### SET TASK
Quote only the span from the first line of the entries to the line containing "0.10, 0.0, 0, 0]", both ends kept. Leave every picture out.

****************************************

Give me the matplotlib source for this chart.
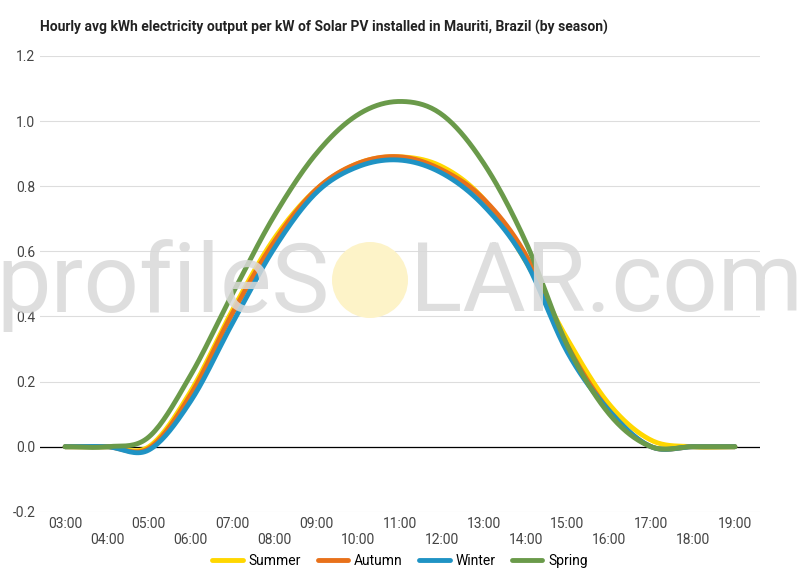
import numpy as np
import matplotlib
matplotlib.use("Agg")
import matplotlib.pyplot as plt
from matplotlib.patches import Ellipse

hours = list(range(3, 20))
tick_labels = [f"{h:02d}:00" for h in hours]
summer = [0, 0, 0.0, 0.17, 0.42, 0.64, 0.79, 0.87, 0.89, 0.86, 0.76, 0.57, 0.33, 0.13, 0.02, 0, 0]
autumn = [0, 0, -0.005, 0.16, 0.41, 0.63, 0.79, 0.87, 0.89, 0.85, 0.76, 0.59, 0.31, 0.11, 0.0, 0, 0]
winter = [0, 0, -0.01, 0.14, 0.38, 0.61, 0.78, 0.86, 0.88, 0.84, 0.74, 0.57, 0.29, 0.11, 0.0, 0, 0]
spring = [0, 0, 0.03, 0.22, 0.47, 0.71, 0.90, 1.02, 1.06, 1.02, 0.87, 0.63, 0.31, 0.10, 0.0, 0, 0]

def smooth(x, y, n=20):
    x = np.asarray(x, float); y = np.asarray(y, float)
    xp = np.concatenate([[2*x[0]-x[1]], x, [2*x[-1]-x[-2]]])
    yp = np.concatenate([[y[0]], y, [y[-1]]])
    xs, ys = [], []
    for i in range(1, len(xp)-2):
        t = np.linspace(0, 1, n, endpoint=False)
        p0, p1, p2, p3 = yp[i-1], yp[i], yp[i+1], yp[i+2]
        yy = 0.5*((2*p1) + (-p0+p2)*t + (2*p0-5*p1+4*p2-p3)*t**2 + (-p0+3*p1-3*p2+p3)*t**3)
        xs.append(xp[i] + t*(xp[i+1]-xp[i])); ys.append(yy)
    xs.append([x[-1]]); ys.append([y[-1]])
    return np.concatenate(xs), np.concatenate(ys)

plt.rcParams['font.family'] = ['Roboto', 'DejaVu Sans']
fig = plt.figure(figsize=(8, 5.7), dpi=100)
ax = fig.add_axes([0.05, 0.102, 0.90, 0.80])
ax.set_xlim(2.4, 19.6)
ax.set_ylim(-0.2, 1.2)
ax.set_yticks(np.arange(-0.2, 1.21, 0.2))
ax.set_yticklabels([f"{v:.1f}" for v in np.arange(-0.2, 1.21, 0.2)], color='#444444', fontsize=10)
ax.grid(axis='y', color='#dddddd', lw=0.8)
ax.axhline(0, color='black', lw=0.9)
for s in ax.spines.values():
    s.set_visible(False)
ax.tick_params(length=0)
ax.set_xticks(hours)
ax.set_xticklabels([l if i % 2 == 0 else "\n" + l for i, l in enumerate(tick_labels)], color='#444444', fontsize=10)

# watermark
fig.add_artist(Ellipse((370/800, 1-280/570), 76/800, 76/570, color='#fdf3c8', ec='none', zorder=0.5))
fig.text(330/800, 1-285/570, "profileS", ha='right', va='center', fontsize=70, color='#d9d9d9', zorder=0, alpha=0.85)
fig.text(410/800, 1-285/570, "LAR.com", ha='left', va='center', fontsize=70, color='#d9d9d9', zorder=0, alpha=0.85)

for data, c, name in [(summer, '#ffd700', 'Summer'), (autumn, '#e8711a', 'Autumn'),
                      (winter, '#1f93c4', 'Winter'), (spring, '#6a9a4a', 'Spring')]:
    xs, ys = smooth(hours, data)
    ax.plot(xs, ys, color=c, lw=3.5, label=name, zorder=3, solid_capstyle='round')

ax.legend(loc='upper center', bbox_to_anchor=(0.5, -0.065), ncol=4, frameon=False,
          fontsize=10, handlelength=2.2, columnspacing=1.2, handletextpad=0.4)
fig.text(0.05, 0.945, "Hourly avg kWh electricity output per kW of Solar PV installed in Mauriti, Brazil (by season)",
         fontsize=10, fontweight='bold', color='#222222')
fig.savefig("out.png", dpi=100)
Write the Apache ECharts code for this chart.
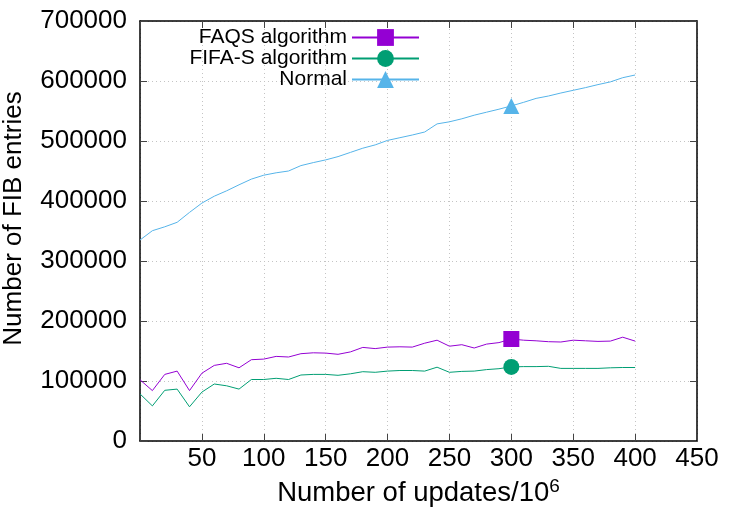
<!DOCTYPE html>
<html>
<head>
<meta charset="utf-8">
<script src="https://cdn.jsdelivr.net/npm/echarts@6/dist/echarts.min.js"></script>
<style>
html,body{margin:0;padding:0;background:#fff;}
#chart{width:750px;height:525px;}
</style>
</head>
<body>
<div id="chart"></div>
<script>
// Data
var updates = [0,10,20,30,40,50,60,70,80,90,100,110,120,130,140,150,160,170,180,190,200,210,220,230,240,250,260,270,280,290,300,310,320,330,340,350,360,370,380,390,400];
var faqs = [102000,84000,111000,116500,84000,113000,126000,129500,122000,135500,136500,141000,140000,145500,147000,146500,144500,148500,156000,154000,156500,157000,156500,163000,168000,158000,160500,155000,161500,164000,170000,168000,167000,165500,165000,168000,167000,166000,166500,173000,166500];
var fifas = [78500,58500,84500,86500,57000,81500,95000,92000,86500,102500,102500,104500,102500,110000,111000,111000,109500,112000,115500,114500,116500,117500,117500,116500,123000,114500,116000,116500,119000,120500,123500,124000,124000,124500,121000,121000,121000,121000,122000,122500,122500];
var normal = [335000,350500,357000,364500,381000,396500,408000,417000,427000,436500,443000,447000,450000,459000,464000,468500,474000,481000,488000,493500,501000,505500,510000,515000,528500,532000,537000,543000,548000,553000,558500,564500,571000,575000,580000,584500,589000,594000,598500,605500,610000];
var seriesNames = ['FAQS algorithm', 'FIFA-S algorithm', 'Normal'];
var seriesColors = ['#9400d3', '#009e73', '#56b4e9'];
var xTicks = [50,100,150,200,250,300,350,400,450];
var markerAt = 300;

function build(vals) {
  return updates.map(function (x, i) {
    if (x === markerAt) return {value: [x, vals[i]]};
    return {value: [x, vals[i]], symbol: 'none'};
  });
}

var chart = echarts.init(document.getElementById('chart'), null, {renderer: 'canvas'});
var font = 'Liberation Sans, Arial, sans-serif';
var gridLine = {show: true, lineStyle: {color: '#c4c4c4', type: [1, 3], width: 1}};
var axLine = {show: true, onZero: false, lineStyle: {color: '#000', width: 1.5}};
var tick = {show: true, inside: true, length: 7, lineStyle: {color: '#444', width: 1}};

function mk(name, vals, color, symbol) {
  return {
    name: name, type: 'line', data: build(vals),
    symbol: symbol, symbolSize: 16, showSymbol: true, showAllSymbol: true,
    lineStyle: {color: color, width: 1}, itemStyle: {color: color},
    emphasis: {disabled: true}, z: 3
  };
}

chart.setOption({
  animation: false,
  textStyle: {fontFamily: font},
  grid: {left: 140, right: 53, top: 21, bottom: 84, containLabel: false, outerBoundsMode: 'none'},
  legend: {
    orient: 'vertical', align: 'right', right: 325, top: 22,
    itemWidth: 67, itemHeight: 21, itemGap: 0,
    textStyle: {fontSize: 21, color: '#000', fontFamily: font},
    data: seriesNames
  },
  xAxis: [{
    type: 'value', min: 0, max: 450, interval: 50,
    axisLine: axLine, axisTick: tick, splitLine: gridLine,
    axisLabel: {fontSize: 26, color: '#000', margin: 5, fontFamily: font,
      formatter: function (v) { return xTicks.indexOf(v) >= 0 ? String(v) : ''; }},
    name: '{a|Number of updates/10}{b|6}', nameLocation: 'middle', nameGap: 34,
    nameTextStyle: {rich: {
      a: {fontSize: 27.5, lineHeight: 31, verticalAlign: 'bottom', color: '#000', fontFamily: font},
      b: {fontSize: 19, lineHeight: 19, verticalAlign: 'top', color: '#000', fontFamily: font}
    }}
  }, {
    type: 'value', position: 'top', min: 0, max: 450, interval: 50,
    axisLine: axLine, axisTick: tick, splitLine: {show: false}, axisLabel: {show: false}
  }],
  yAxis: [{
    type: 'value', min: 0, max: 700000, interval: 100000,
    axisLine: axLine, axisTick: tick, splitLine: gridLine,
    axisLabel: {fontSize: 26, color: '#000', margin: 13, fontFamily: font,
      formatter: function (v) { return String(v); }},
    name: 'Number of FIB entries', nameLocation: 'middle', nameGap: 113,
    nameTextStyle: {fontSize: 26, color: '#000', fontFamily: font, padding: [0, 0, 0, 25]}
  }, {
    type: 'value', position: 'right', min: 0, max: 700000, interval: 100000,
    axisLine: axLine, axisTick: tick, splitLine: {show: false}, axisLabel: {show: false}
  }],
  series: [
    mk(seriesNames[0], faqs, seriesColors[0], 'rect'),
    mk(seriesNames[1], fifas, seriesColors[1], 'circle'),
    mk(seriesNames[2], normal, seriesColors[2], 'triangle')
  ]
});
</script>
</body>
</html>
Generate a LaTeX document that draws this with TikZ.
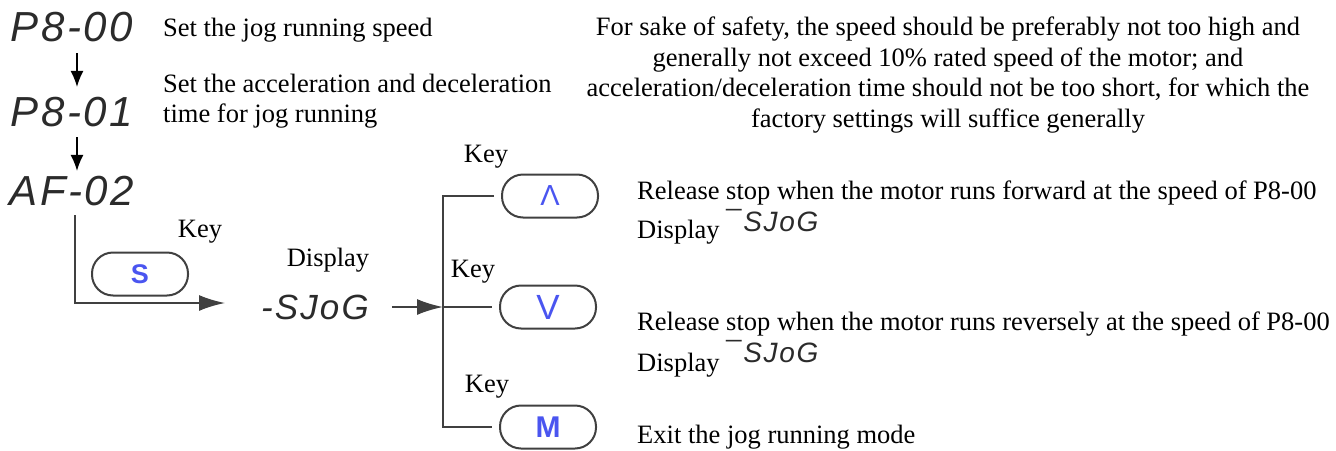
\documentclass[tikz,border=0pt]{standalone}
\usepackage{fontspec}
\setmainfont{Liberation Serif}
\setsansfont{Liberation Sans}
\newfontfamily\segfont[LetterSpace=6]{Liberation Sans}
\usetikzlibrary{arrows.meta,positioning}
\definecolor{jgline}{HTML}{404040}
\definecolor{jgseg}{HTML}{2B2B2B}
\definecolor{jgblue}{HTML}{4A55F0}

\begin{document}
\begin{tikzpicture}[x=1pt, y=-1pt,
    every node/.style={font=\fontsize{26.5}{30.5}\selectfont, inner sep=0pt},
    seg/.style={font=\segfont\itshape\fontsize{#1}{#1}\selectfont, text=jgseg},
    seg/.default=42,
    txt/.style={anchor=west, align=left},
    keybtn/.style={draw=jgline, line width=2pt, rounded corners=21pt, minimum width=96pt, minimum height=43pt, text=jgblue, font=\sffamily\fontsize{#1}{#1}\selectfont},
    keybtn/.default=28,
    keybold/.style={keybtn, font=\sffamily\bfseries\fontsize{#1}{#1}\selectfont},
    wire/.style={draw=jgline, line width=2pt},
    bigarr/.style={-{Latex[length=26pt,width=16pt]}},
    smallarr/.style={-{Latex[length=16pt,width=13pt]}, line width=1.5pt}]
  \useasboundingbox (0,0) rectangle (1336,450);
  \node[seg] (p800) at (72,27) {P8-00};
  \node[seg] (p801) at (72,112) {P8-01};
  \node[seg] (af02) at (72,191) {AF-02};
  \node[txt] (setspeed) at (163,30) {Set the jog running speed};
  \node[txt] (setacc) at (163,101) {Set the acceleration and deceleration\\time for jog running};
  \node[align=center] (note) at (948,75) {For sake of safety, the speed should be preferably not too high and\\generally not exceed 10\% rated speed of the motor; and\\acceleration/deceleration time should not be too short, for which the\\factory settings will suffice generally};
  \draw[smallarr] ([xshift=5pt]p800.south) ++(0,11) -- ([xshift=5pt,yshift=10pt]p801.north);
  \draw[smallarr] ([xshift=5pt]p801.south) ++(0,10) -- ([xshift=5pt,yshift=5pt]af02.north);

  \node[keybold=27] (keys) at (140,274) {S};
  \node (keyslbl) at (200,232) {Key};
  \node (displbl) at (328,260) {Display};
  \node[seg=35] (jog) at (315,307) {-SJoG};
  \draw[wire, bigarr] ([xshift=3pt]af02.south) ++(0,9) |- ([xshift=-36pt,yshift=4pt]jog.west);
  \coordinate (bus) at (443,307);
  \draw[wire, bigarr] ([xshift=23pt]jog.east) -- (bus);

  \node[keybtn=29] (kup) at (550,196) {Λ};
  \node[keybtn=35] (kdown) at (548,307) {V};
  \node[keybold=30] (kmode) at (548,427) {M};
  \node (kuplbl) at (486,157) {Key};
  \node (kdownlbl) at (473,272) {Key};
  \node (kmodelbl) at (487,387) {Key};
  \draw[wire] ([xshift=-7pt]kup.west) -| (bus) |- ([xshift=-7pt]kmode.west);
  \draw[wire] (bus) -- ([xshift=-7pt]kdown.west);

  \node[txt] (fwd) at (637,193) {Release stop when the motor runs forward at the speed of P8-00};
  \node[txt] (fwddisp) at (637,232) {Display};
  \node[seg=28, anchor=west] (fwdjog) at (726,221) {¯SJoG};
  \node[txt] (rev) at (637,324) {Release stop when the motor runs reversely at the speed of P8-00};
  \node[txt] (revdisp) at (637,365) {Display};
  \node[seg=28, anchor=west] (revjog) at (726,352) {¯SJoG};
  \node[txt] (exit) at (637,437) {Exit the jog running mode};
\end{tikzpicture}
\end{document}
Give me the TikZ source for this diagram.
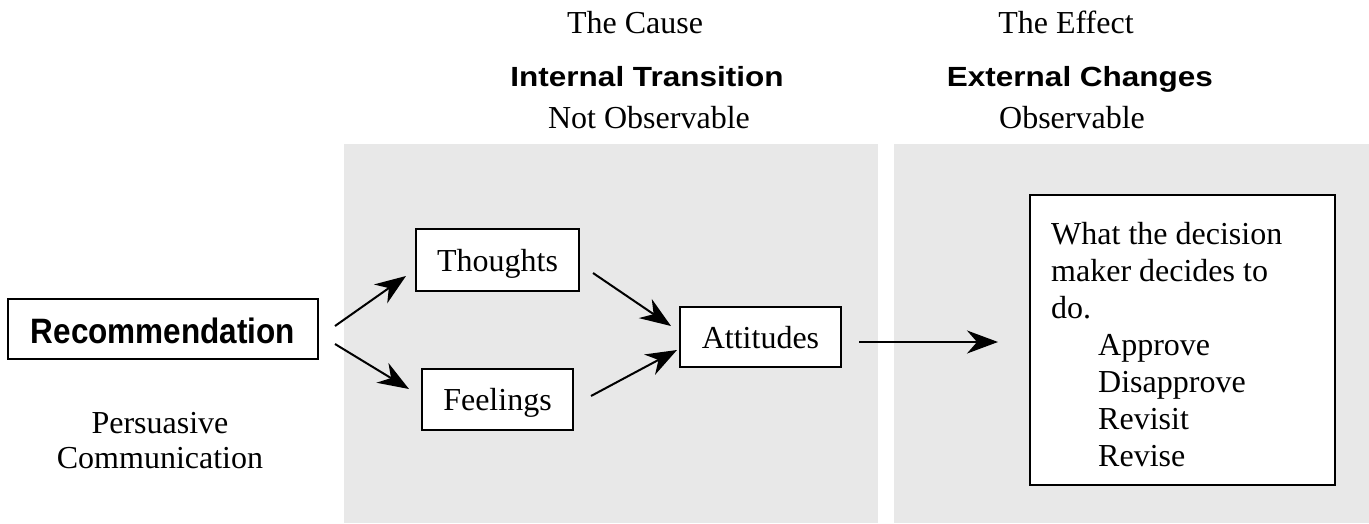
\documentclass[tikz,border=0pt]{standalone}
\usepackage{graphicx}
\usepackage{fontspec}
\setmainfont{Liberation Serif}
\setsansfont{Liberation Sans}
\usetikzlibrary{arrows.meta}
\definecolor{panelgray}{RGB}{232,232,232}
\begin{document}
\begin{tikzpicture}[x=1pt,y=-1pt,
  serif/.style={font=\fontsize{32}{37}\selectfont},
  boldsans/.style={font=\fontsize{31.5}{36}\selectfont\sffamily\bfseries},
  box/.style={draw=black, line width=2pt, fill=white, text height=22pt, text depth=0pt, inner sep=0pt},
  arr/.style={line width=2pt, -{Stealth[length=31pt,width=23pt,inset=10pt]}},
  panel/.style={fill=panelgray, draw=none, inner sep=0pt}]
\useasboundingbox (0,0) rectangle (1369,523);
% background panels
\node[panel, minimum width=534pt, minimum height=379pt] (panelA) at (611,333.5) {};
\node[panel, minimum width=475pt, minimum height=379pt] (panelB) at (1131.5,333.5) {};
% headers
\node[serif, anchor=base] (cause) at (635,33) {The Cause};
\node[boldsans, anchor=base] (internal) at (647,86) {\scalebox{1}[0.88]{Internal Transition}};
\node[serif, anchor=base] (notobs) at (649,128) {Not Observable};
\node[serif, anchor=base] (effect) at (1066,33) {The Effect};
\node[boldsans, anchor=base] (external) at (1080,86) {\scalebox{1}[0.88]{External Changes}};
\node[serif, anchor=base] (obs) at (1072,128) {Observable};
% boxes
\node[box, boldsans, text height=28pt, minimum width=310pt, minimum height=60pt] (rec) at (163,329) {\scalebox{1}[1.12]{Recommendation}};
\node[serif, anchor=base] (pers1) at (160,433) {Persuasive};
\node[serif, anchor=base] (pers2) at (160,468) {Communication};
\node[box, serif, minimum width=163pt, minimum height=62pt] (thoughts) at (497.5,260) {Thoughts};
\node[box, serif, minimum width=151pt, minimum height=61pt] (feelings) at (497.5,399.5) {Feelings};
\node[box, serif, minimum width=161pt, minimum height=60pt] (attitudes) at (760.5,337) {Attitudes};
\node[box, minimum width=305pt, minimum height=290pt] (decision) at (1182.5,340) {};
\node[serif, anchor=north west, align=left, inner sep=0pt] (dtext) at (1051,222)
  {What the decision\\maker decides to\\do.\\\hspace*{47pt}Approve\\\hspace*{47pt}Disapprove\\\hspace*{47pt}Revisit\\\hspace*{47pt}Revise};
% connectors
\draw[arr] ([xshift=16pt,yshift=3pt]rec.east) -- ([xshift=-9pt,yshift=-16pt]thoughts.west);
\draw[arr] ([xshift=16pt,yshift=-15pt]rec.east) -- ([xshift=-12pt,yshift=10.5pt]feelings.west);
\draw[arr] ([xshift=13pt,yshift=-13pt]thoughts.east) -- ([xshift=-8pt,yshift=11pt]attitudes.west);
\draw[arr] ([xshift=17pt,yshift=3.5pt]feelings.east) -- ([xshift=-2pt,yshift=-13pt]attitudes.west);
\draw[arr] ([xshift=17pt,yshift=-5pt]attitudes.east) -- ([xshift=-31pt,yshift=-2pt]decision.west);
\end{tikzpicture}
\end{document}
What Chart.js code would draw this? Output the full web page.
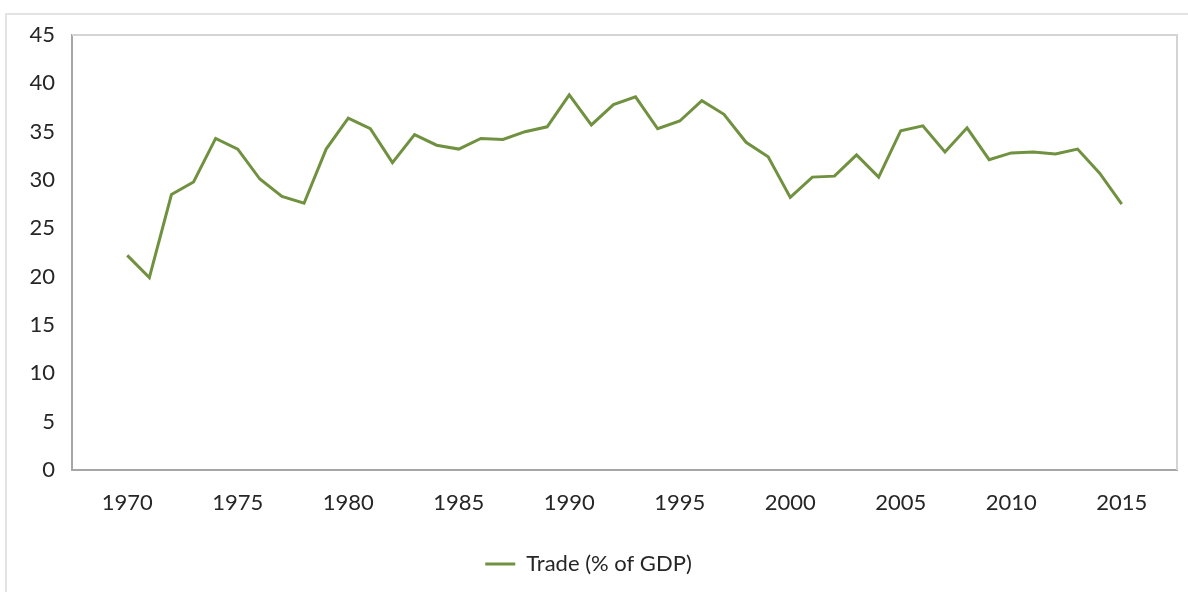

****************************************

### EXERCISE ANSWER
Give me the matplotlib source for this chart.
import numpy as np
import matplotlib
matplotlib.use("Agg")
import matplotlib.pyplot as plt
from matplotlib.patches import Ellipse

hours = list(range(3, 20))
tick_labels = [f"{h:02d}:00" for h in hours]
summer = [0, 0, 0.0, 0.17, 0.42, 0.64, 0.79, 0.87, 0.89, 0.86, 0.76, 0.57, 0.33, 0.13, 0.02, 0, 0]
autumn = [0, 0, -0.005, 0.16, 0.41, 0.63, 0.79, 0.87, 0.89, 0.85, 0.76, 0.59, 0.31, 0.11, 0.0, 0, 0]
winter = [0, 0, -0.01, 0.14, 0.38, 0.61, 0.78, 0.86, 0.88, 0.84, 0.74, 0.57, 0.29, 0.11, 0.0, 0, 0]
spring = [0, 0, 0.03, 0.22, 0.47, 0.71, 0.90, 1.02, 1.06, 1.02, 0.87, 0.63, 0.31, 0.10, 0.0, 0, 0]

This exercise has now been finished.